By Omar Obeidat - Oct 11,2015 - Last updated at Oct 11,2015

AMMAN — The International Monetary Fund (IMF) has for the third time this year revised its growth forecast for Jordan’s economy, expecting it to grow by 2.9 per cent in 2015.

In May of this year, the IMF projected the Kingdom’s gross domestic product (GDP) to expand by 3.8 per cent this year and 4.5 per cent in 2016. 

In August, however, the fund, in its seventh and final review under the Stand-By Arrangement for Jordan, revised the projected growth rate downward to 3 per cent based on the 2 per cent growth achieved during the first quarter of 2015.

In the second quarter of this year, Jordan’s GDP expanded by 2.4 per cent.

In its World Economic Outlook report issued Friday, on the sidelines of the IMF-World Bank annual fall meetings held this year in Peru, the IMF said Jordan’s economy is expected to grow by 2.9 per cent this year and 3.7 per cent next year.

In its report, the IMF indicated that a 4.5 per cent growth rate would be achieved in 2020.

Growth in the Middle East and North Africa is expected to be around 2.5 per cent this year, down from 2.7 per cent in 2014. Next year it is predicted to expand to 3.9 per cent.

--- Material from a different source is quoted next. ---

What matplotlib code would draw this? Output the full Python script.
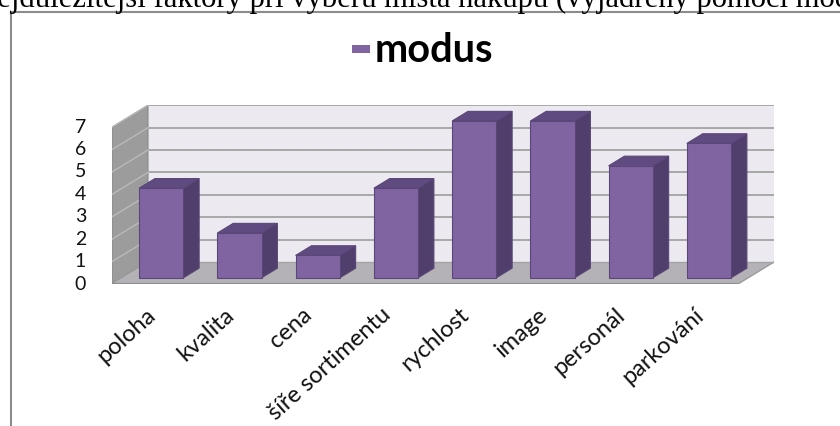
import matplotlib
matplotlib.use('Agg')
import matplotlib.pyplot as plt
from matplotlib.patches import Polygon, Rectangle
from matplotlib.lines import Line2D
import numpy as np

# ---- data ----
categories = ['poloha', 'kvalita', 'cena', 'šíře sortimentu', 'rychlost',
              'image', 'personál', 'parkování']
values = [4, 2, 1, 4, 7, 7, 5, 6]
y_ticks = [0, 1, 2, 3, 4, 5, 6, 7]
series_name = 'modus'
caption = 'Nejdůležitější faktory při výběru místa nákupu (vyjádřený pomocí modusu)'

# ---- layout (pixels) ----
W, H = 840, 426
PX_CAT = 78.25      # pixels per category on the front plane
PX_UNIT = 22.4      # pixels per value unit
DX = 36 / PX_CAT    # depth offset in category units
DY = 22 / PX_UNIT   # depth offset in value units
ZF, ZB = 0.28, 0.72 # bar front/back depth fractions
BW = 0.565          # bar width in category units
X0, Y0 = 112, 284   # front-left-bottom corner in pixels
YMAX = y_ticks[-1]
n = len(categories)

FRONT = '#8064A2'
SIDE = '#503E6C'
TOP = '#5F4B80'
EDGE = '#5A4778'
BACKWALL = '#ECEAF0'
SIDEWALL = '#9C9C9C'
FLOOR = '#B4B2B7'
GRID = '#A3A3A3'
LABEL_FONT = 'Lato'

fig = plt.figure(figsize=(W / 100, H / 100), dpi=100)
fig.patch.set_facecolor('white')

ax = fig.add_axes([X0 / W, 1 - Y0 / H, (n + DX) * PX_CAT / W, (YMAX + DY) * PX_UNIT / H])
ax.set_xlim(0, n + DX)
ax.set_ylim(0, YMAX + DY)
ax.axis('off')


def P(x, y, z):
    return (x + z * DX, y + z * DY)


# walls and floor
ax.add_patch(Polygon([P(0, 0, 1), P(n, 0, 1), P(n, YMAX, 1), P(0, YMAX, 1)],
                     closed=True, facecolor=BACKWALL, edgecolor='none', zorder=1))
ax.add_patch(Polygon([P(0, 0, 0), P(0, YMAX, 0), P(0, YMAX, 1), P(0, 0, 1)],
                     closed=True, facecolor=SIDEWALL, edgecolor='#8A8A8A', lw=0.8, zorder=1))
ax.add_patch(Polygon([P(0, 0, 0), P(n, 0, 0), P(n, 0, 1), P(0, 0, 1)],
                     closed=True, facecolor=FLOOR, edgecolor='none', zorder=1))
# floor front edge
ax.plot([P(0, 0, 0)[0], P(n, 0, 0)[0]], [P(0, 0, 0)[1], P(n, 0, 0)[1]],
        color='#8E8E8E', lw=1.6, zorder=2, solid_capstyle='butt')
ax.plot([P(n, 0, 0)[0], P(n, 0, 1)[0]], [P(n, 0, 0)[1], P(n, 0, 1)[1]],
        color='#9A9A9A', lw=1.0, zorder=2)

# gridlines
for k in y_ticks[1:]:
    a, b = P(0, k, 1), P(n, k, 1)
    ax.plot([a[0], b[0]], [a[1], b[1]], color=GRID, lw=1.3, zorder=2)
    c, d = P(0, k, 0), P(0, k, 1)
    ax.plot([c[0], d[0]], [c[1], d[1]], color='#B9B9B9', lw=1.0, zorder=2)
a, b = P(0, 0, 1), P(n, 0, 1)
ax.plot([a[0], b[0]], [a[1], b[1]], color=GRID, lw=1.0, zorder=2)

# bars
centers = np.arange(n) + 0.5
ax.bar(centers + ZF * DX, values, width=BW, bottom=ZF * DY,
       color=FRONT, edgecolor=EDGE, linewidth=0.8, zorder=5)
for c, v in zip(centers, values):
    xl, xr = c - BW / 2, c + BW / 2
    top = [P(xl, v, ZF), P(xr, v, ZF), P(xr, v, ZB), P(xl, v, ZB)]
    side = [P(xr, 0, ZF), P(xr, v, ZF), P(xr, v, ZB), P(xr, 0, ZB)]
    ax.add_patch(Polygon(side, closed=True, facecolor=SIDE, edgecolor=EDGE, lw=0.8, zorder=4))
    ax.add_patch(Polygon(top, closed=True, facecolor=TOP, edgecolor=EDGE, lw=0.8, zorder=4))

# y tick labels on front plane
for k in y_ticks:
    ax.text(-0.33, k, str(k), ha='right', va='center', fontsize=14,
            family=LABEL_FONT, color='#111111', clip_on=False)

# category labels
for c, lab in zip(centers, categories):
    ax.text(c + 0.02, -(312 - Y0) / PX_UNIT, lab, rotation=42, rotation_mode='anchor',
            ha='right', va='center', fontsize=17, family=LABEL_FONT,
            color='#111111', clip_on=False)

# legend
fig.add_artist(Rectangle((352 / W, 1 - 53 / H), 18 / W, 8 / H,
                         transform=fig.transFigure, facecolor=FRONT,
                         edgecolor='none'))
fig.text(375 / W, 1 - 62 / H, series_name, ha='left', va='baseline',
         fontsize=28.5, fontweight='bold', family=LABEL_FONT, color='#000000')

# frame around the chart
fig.add_artist(Line2D([10.5 / W, 10.5 / W], [1 - 11.5 / H, 0], transform=fig.transFigure,
                      color='#8C8C8C', lw=1.5))
fig.add_artist(Line2D([10.5 / W, 1], [1 - 11.5 / H, 1 - 11.5 / H], transform=fig.transFigure,
                      color='#8C8C8C', lw=1.5))

# cut-off caption above (cut off at the page edge in the reference too)
fig.text(-25 / W, 1 - 7.5 / H, caption, ha='left', va='baseline', fontsize=22.1,
         family='Liberation Serif', color='#000000')

fig.savefig('out.png', dpi=100)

IMF director of Middle East and Central Asia Department Masood Ahmed said in a press briefing Friday that spillovers from instability in various countries, such as Syria, Iraq, Yemen and Libya, are taking a toll on economic growth in the region.

He also cited lower oil prices as another factor that hit regional economic growth.

The IMF’s latest World Economic Outlook foresees lower global growth compared to last year, with the global real GDP forecast to grow at only 3.1 per cent, down from 3.4 per cent last year. World GDP growth is expected to rebound to 3.6 per cent next year.